New research has revealed that 13 companies have breached the spirit of the Cadbury guidelines by having executive directors on their audit committees. They include BTR, Eurotunnel, GEC, Racal, SG Warburg and Next.

Graham Allen, head of the ICI pension fund and vice-chairman of the National Association of Pension Funds investment committee, said: "My view is that audit committee members should be non-executive directors only. They should almost be acting as policemen for the shareholders."

Alastair Ross Goobey, head of PosTel, which manages funds for BT and the Post Office workers, said: "I think it is preferable for auditors to have the opportunity to speak to audit committees without any executives being present."

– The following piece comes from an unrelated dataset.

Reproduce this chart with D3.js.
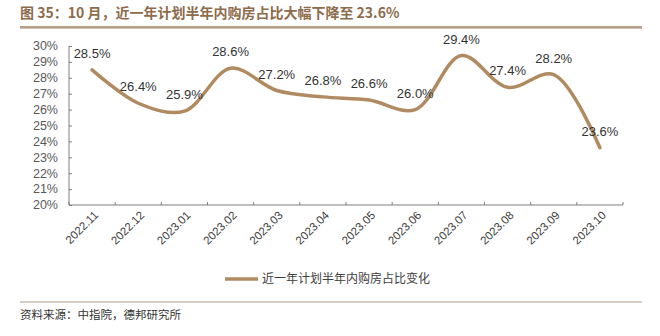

Pensions Investment Research Consultants, a consultancy used by many large pension fund managers, analysed the 250 biggest quoted companies and found 13 had executives on the audit committee.

It said: "To have the executives responsible for [reviewing financial controls and reporting to the company] on the committee which is to review them is equivalent to marking their own examination papers."

John Rogers, secretary of the NAPF investment committee said: "It doesn't meet best practice as set out by Cadbury."

Some companies argue they comply with the Cadbury code because the ban on executives only appears in the notes to the code, not in the code itself, which confines itself to recommending at least three non-executives on the audit committee.

Next, the retail chain, has its executive chairman, Lord Wolfson, and its chief executive, David Jones, on the audit committee. Yet it claimed in its annual report that it "operated within the spirit" of the code.

Mr Jones defended his place on the committee. "I do think there can be an advantage. Topics occur where you have to have an executive present to explain day-to-day procedure.''

He had heard no complaints from shareholders. If his presence on the committee was deemed unconstructive by the rest of committee, he would resign from it, he said.

Robert Adamson, of Railpen Investments, which oversees the £10bn rail workers' pension funds, said he preferred to see companies adhere to Cadbury on this issue. But alone it would not be enough to make him protest. Railpen writes to about a dozen companies a year to complain about aspects of their corporate governance.